Too often, I have realized, we don’t realize what someone really means to us until they are gone. What a hole in my heart losing my dad has left, a void that can’t be filled by anyone or anything. Yet, I didn’t know it. As he got older and sicker I just saw that he got meaner and meaner. Now, as I look back I see that it wasn’t really him that was getting meaner but it was the sickness in him. He was still the man I always knew and loved. The one that I always knew I could go to with anything. The man that after my divorce would lovingly slip me money when I needed it. The man that got so angry at my ex-husband that I thought he would explode. Looking back on that, he just couldn’t stand to see me hurting the way I was.
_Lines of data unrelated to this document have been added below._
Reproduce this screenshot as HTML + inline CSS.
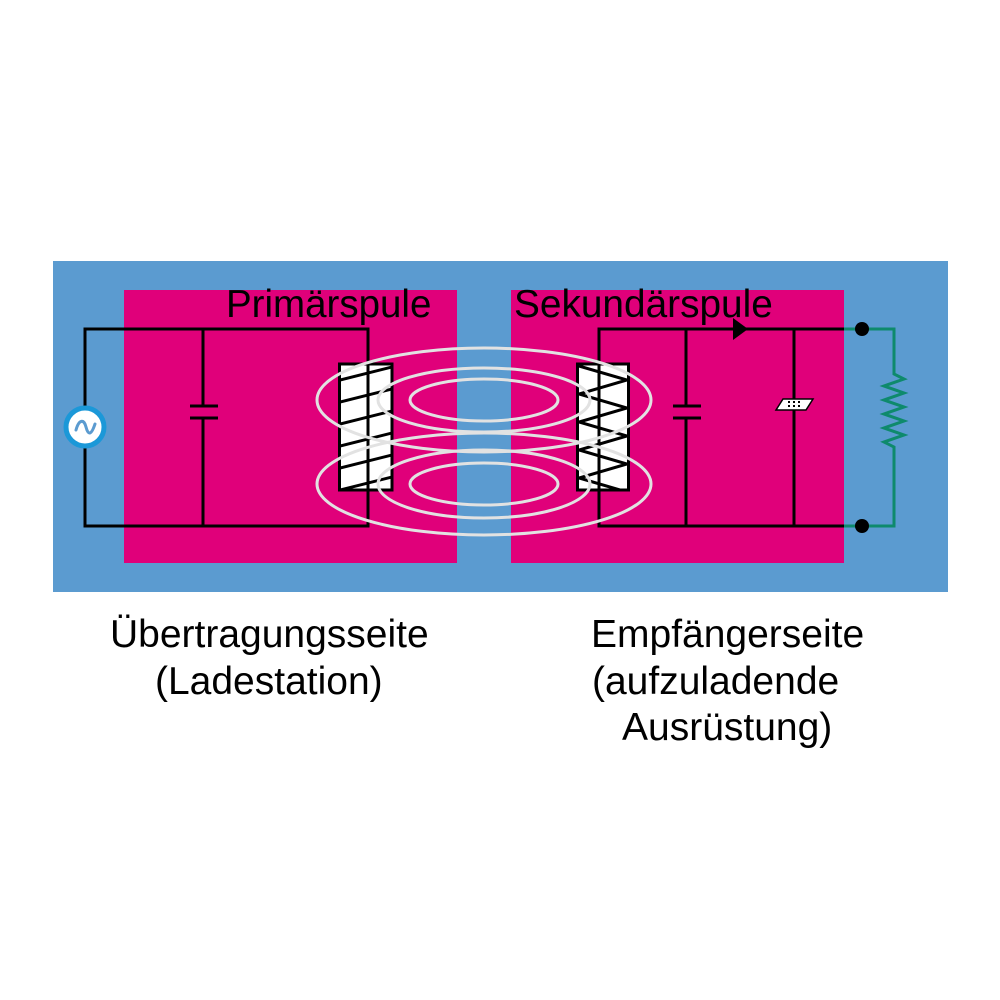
<!DOCTYPE html>
<html>
<head>
<meta charset="utf-8">
<style>
  html,body{margin:0;padding:0;background:#fff;}
  svg{display:block;}
  text{font-family:"Liberation Sans", Arial, sans-serif;}
</style>
</head>
<body>
<svg width="1000" height="1000" viewBox="0 0 1000 1000" xmlns="http://www.w3.org/2000/svg">
  <rect x="0" y="0" width="1000" height="1000" fill="#ffffff"/>
  <!-- blue background -->
  <rect x="53" y="261" width="895" height="331" fill="#5b9bd0"/>
  <!-- pink panels -->
  <rect x="124" y="290" width="333" height="273" fill="#e0007a"/>
  <rect x="511" y="290" width="333" height="273" fill="#e0007a"/>

  <!-- headings -->
  <text x="226" y="317" font-size="38.5" fill="#000">Primärspule</text>
  <text x="514" y="317" font-size="38.8" fill="#000">Sekundärspule</text>

  <defs>
    <clipPath id="lc"><rect x="340" y="365" width="51" height="124"/></clipPath>
    <clipPath id="rc"><rect x="578" y="365" width="50" height="124"/></clipPath>
  </defs>

  <!-- LEFT CIRCUIT wires -->
  <g stroke="#000" stroke-width="3" fill="none" stroke-linecap="square">
    <path d="M85 406 L85 329 L368 329 L368 526 L85 526 L85 448"/>
    <path d="M203 329 L203 406 M203 418 L203 526"/>
    <path d="M190 406 L218 406 M190 418 L218 418" stroke-linecap="butt"/>
  </g>
  <!-- AC source -->
  <circle cx="85" cy="427" r="19" fill="#fff" stroke="#1b98d8" stroke-width="5"/>
  <path d="M76 430 C79 419, 84 419, 86 427 S91 436, 95 424" fill="none" stroke="#5b9bd0" stroke-width="3" stroke-linecap="round"/>

  <!-- left coil -->
  <rect x="339.5" y="364" width="52.5" height="126" fill="#fff" stroke="#000" stroke-width="3"/>
  <g clip-path="url(#lc)" stroke="#000" stroke-width="3">
    <line x1="368" y1="364" x2="368" y2="490"/>
    <line x1="340" y1="490" x2="392" y2="477"/>
    <line x1="340" y1="468" x2="392" y2="455"/>
    <line x1="340" y1="446" x2="392" y2="433"/>
    <line x1="340" y1="424" x2="392" y2="411"/>
    <line x1="340" y1="402" x2="392" y2="389"/>
    <line x1="340" y1="380" x2="392" y2="367"/>
    <line x1="340" y1="358" x2="392" y2="345"/>
  </g>
  <rect x="339.5" y="364" width="52.5" height="126" fill="none" stroke="#000" stroke-width="3"/>

  <!-- RIGHT CIRCUIT wires -->
  <g stroke="#000" stroke-width="3" fill="none" stroke-linecap="square">
    <path d="M844 329 L599 329 L599 526 L844 526"/>
    <path d="M686 329 L686 406 M686 418 L686 526"/>
    <path d="M673 406 L701 406 M673 418 L701 418" stroke-linecap="butt"/>
    <path d="M794 329 L794 526"/>
  </g>
  <!-- diode triangle -->
  <polygon points="733,318 748,329 733,340" fill="#000"/>
  <!-- small element -->
  <polygon points="776,410 783,399 813,399 806,410" fill="#fff" stroke="#000" stroke-width="1.5"/>
  <g fill="#000">
    <rect x="788" y="401" width="2" height="2"/><rect x="793" y="401" width="2" height="2"/><rect x="798" y="401" width="2" height="2"/>
    <rect x="788" y="405" width="2" height="2"/><rect x="793" y="405" width="2" height="2"/><rect x="798" y="405" width="2" height="2"/>
  </g>

  <!-- right coil -->
  <rect x="577.5" y="364" width="51" height="126" fill="#fff" stroke="#000" stroke-width="3"/>
  <g clip-path="url(#rc)" stroke="#000" stroke-width="3" fill="none">
    <line x1="599" y1="364" x2="599" y2="490"/>
    <polyline points="579,366 627,380 579,394 627,408 579,422 627,436 579,450 627,464 579,478 627,492"/>
  </g>
  <rect x="577.5" y="364" width="51" height="126" fill="none" stroke="#000" stroke-width="3"/>

  <!-- green load -->
  <g stroke="#0e8a6c" stroke-width="3" fill="none" stroke-linejoin="miter">
    <path d="M844 329 L894 329 L894 374 L904 379 L884 386 L904 393 L884 400 L904 407 L884 414 L904 421 L884 428 L904 435 L884 442 L894 447 L894 526 L844 526"/>
  </g>
  <circle cx="862" cy="329" r="7" fill="#000"/>
  <circle cx="862" cy="526" r="7" fill="#000"/>

  <!-- field lines -->
  <g fill="none" stroke="#e2e2e2" stroke-width="3">
    <ellipse cx="484" cy="400" rx="167" ry="52"/>
    <ellipse cx="484" cy="400" rx="106" ry="32"/>
    <ellipse cx="484" cy="400" rx="74" ry="21"/>
    <ellipse cx="484" cy="484" rx="167" ry="51"/>
    <ellipse cx="484" cy="484" rx="106" ry="34"/>
    <ellipse cx="484" cy="484" rx="74" ry="21"/>
  </g>

  <!-- captions -->
  <g font-size="39" fill="#000">
    <text x="110" y="647">Übertragungsseite</text>
    <text x="155" y="694">(Ladestation)</text>
    <text x="591" y="647">Empfängerseite</text>
    <text x="592" y="694">(aufzuladende</text>
    <text x="622" y="740">Ausrüstung)</text>
  </g>
</svg>
</body>
</html>
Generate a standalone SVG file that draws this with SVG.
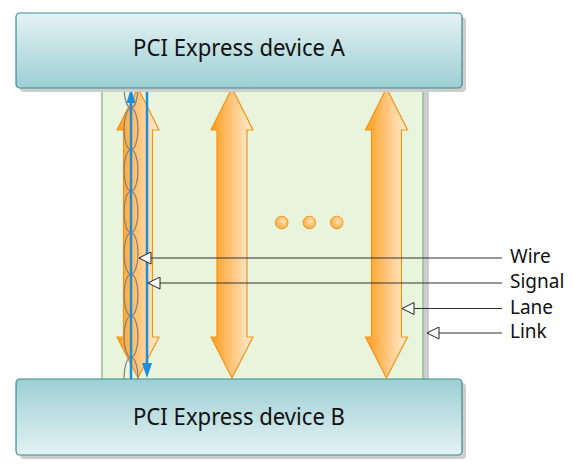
<svg xmlns="http://www.w3.org/2000/svg" width="574" height="474" viewBox="0 0 574 474">
<defs>
<linearGradient id="gA" x1="0" y1="0" x2="0" y2="1"><stop offset="0" stop-color="#e4f2f4"/><stop offset="1" stop-color="#9dcfd3"/></linearGradient>
<linearGradient id="gB" x1="0" y1="0" x2="0" y2="1"><stop offset="0" stop-color="#9dcfd3"/><stop offset="1" stop-color="#e4f2f4"/></linearGradient>
<linearGradient id="gLane" x1="0" y1="0" x2="1" y2="0"><stop offset="0.1" stop-color="#ffa42e"/><stop offset="0.9" stop-color="#ffe6c6"/></linearGradient>
<radialGradient id="gDot" cx="0.6" cy="0.4" r="0.7"><stop offset="0" stop-color="#ffe2b8"/><stop offset="1" stop-color="#ffa42e"/></radialGradient>
<marker id="tri" viewBox="0 0 13 13" refX="12.5" refY="6.5" markerWidth="13" markerHeight="13" markerUnits="userSpaceOnUse" orient="auto">
<path d="M12.5,6.5 L0.5,0.5 L0.5,12.5 Z" fill="#fff" stroke="#222" stroke-width="1"/>
</marker>
</defs>
<style>
.box{stroke:#3a8b8d;stroke-width:1.2}
.shadow{fill:#cdcdcd}
.title{font-family:"Noto Sans","Open Sans",sans-serif;font-size:23.5px;fill:#111}
.lab{font-family:"Noto Sans","Open Sans",sans-serif;font-size:19px;fill:#111}
.lane{fill:url(#gLane);stroke:#f0951a;stroke-width:1.2}
.blue{stroke:#1a8fe0;stroke-width:2.5;fill:none}
.twist{fill:none;stroke:#7f7f7f;stroke-width:1.2}
.ptr{stroke:#333;stroke-width:1.2;fill:none}
.dot{fill:url(#gDot);stroke:#f0951a;stroke-width:1}
</style>
<g id="link">
<rect x="423" y="88" width="6" height="292" class="shadow"/>
<rect x="102" y="86" width="321" height="296" fill="#e8f4dc" stroke="#8fc08f" stroke-width="1.5"/>
</g>
<g id="lane1"><path class="lane" d="M138,88 L159,130 L152.5,130 L152.5,337 L159,337 L138,378 L117,337 L123.5,337 L123.5,130 L117,130 Z"/></g>
<g id="lane2"><path class="lane" d="M232,88 L253,130 L247,130 L247,337 L253,337 L232,378 L211,337 L217,337 L217,130 L211,130 Z"/></g>
<g id="lane3"><path class="lane" d="M386.5,88 L407.5,130 L401.5,130 L401.5,337 L407.5,337 L386.5,378 L365.5,337 L371.5,337 L371.5,130 L365.5,130 Z"/></g>
<g id="wire">
<g class="twist">
<ellipse cx="131" cy="87.3" rx="7" ry="20.75"/>
<ellipse cx="131" cy="129" rx="7" ry="20.75"/>
<ellipse cx="131" cy="170.5" rx="7" ry="20.75"/>
<ellipse cx="131" cy="212" rx="7" ry="20.75"/>
<ellipse cx="131" cy="253.5" rx="7" ry="20.75"/>
<ellipse cx="131" cy="295" rx="7" ry="20.75"/>
<ellipse cx="131" cy="336.5" rx="7" ry="20.75"/>
<ellipse cx="131" cy="378" rx="7" ry="20.75"/>
</g>
<line class="blue" x1="131" y1="102" x2="131" y2="380"/>
<path d="M131,88 L135.5,103 L126.5,103 Z" fill="#1a8fe0"/>
</g>
<g id="signal">
<line class="blue" x1="147" y1="86" x2="147" y2="364"/>
<path d="M147,378 L152,363 L142,363 Z" fill="#1a8fe0"/>
</g>
<g id="dots">
<circle class="dot" cx="281.7" cy="222.5" r="6.3"/>
<circle class="dot" cx="309.3" cy="222.5" r="6.3"/>
<circle class="dot" cx="336.7" cy="222.5" r="6.3"/>
</g>
<g id="deviceA">
<rect x="20" y="17" width="446" height="75" rx="4" class="shadow"/>
<rect x="16" y="13" width="446" height="75" rx="4" fill="url(#gA)" class="box"/>
<text x="239" y="56" text-anchor="middle" class="title" textLength="212" lengthAdjust="spacingAndGlyphs">PCI Express device A</text>
</g>
<g id="deviceB">
<rect x="20" y="383" width="446" height="76" rx="4" class="shadow"/>
<rect x="16" y="379" width="446" height="76" rx="4" fill="url(#gB)" class="box"/>
<text x="239" y="425" text-anchor="middle" class="title" textLength="212" lengthAdjust="spacingAndGlyphs">PCI Express device B</text>
</g>
<g id="connectors">
<line class="ptr" x1="502" y1="258" x2="139" y2="258" marker-end="url(#tri)"/>
<line class="ptr" x1="502" y1="283" x2="148" y2="283" marker-end="url(#tri)"/>
<line class="ptr" x1="502" y1="308.5" x2="402" y2="308.5" marker-end="url(#tri)"/>
<line class="ptr" x1="502" y1="333" x2="427" y2="333" marker-end="url(#tri)"/>
</g>
<g id="labels">
<text x="510" y="263" class="lab">Wire</text>
<text x="510" y="288" class="lab">Signal</text>
<text x="510" y="313.5" class="lab">Lane</text>
<text x="510" y="338" class="lab">Link</text>
</g>
</svg>
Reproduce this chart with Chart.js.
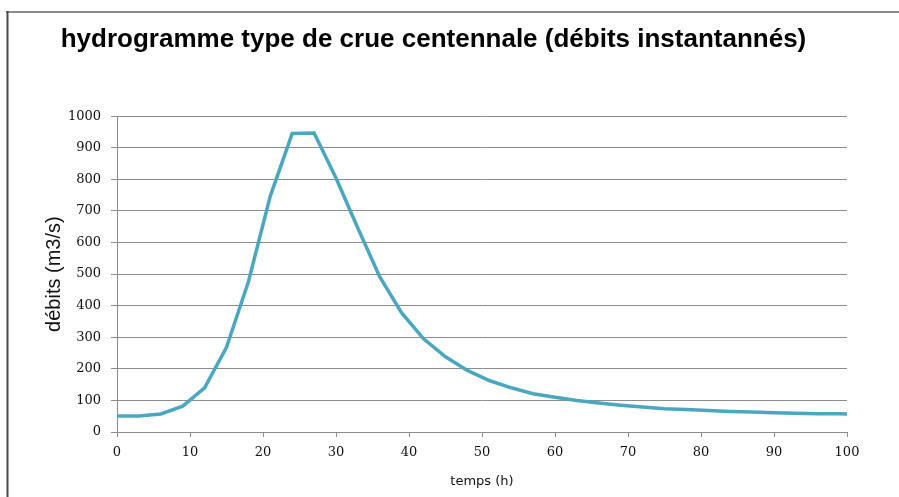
<!DOCTYPE html>
<html lang="fr">
<head>
<meta charset="utf-8">
<title>hydrogramme type de crue centennale</title>
<script src="https://cdn.jsdelivr.net/npm/chart.js@4.4.1/dist/chart.umd.min.js"></script>
<style>
  html, body { margin: 0; padding: 0; background: #ffffff; }
  #wrap { position: relative; width: 899px; height: 497px; }
</style>
</head>
<body>
<div id="wrap"><canvas id="hydro" width="899" height="497"></canvas></div>
<script>
// Temps (h) et débits instantanés (m3/s) de l'hydrogramme
const heures = [0, 3, 6, 9, 12, 15, 18, 21, 24, 27, 30, 33, 36, 39, 42, 45, 48, 51, 54, 57,
                60, 63, 66, 69, 72, 75, 78, 81, 84, 87, 90, 93, 96, 99, 100];
const debits = [51, 51, 57, 82, 140, 268, 476, 747, 945, 947, 804, 645, 491, 377, 295, 238, 195, 163, 140, 121,
                110, 100, 92, 85, 79, 74, 71, 68, 65, 63, 61, 59, 58, 58, 57];

const titre = 'hydrogramme type de crue centennale (débits instantannés)';
const titreY = 'débits (m3/s)';
const titreX = 'temps (h)';

const points = heures.map((h, i) => ({ x: h, y: debits[i] }));

// Cadre du graphique (traits haut et gauche)
const cadre = {
  id: 'cadre',
  afterDraw(chart) {
    const ctx = chart.ctx;
    ctx.save();
    ctx.lineWidth = 2;
    ctx.strokeStyle = '#8a8a8a';
    ctx.beginPath();
    ctx.moveTo(6, 12);
    ctx.lineTo(899, 12);
    ctx.stroke();
    ctx.strokeStyle = '#4a4a4a';
    ctx.beginPath();
    ctx.moveTo(7.5, 11);
    ctx.lineTo(7.5, 497);
    ctx.stroke();
    ctx.restore();
  }
};

new Chart(document.getElementById('hydro'), {
  type: 'line',
  data: {
    datasets: [{
      data: points,
      borderColor: '#4BA6BF',
      borderWidth: 3.5,
      pointRadius: 0,
      tension: 0,
      fill: false
    }]
  },
  options: {
    responsive: false,
    animation: false,
    layout: { padding: { left: 20, right: 52, top: 0, bottom: 0 } },
    plugins: {
      legend: { display: false },
      tooltip: { enabled: false },
      title: {
        display: true,
        text: titre,
        color: '#000000',
        font: { family: '"Liberation Sans", Arial, sans-serif', size: 26, weight: 'bold', lineHeight: 1.2 },
        padding: { top: 24, bottom: 61 }
      }
    },
    scales: {
      x: {
        type: 'linear',
        min: 0,
        max: 100,
        afterFit(scale) { scale.height = 65; },
        ticks: {
          stepSize: 10,
          color: '#111111',
          padding: 8,
          callback: (v) => String(v),
          font: { family: '"DejaVu Serif", serif', size: 13 }
        },
        grid: { drawOnChartArea: false, drawTicks: true, tickLength: 5, color: '#8c8c8c' },
        border: { display: true, color: '#8c8c8c', width: 1 },
        title: {
          display: true,
          text: titreX,
          color: '#111111',
          font: { family: '"DejaVu Sans", sans-serif', size: 13 },
          padding: { top: 0, bottom: 8 }
        }
      },
      y: {
        min: 0,
        max: 1000,
        afterFit(scale) { scale.width = 97; },
        ticks: {
          stepSize: 100,
          color: '#111111',
          padding: 10,
          callback: (v) => String(v),
          font: { family: '"DejaVu Serif", serif', size: 13 }
        },
        grid: { color: '#8c8c8c', lineWidth: 1, tickLength: 6 },
        border: { display: true, color: '#8c8c8c', width: 1 },
        title: {
          display: true,
          text: titreY,
          color: '#111111',
          font: { family: '"Liberation Sans", Arial, sans-serif', size: 20 },
          padding: { top: 22, bottom: 0 }
        }
      }
    }
  },
  plugins: [cadre]
});
</script>
</body>
</html>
Memories, they just kept flooding my soul. My dad was the kind of man that anybody could turn to. He was full of life. I knew he had a lot of friends but I never really realized how many until he died. Not only was he a great dad but he was a great granddad as well. Looking at the photos I remembered the days that he would get down on his hands and knees and play with my kids. He would give piggy back rides right and left. He took the kids for rides on his tractor like they were going on a big adventure. He spent a lot of quality time with them, all of them.
Paige, my youngest, at five years of age thought her grandpa was the best! He couldn’t do much with her, certainly not like he could with the other older grandkids. But he gave to Paige whatever he could. She would get off the bus there, after her one half day of kindergarten, and he was always there to greet her and talk about her day with her. Those are moments she would never forget and neither will I.
Still, even though the memories of my dad are good, I have to wonder to myself, “Did my dad know how much I loved him? Did he know that he was my hero?” I hope so. I guess we’d have to call him my silent hero. I never told my dad he was my hero yet, I’m sure he knew. I never praised him like I should have; I never told him like I should have but deep in my heart I know that he knew it.
So, thank you dad for all the years that it went left unsaid, for all the moments that you were there for me without me asking. You truly have been the hero to your little girl’s life.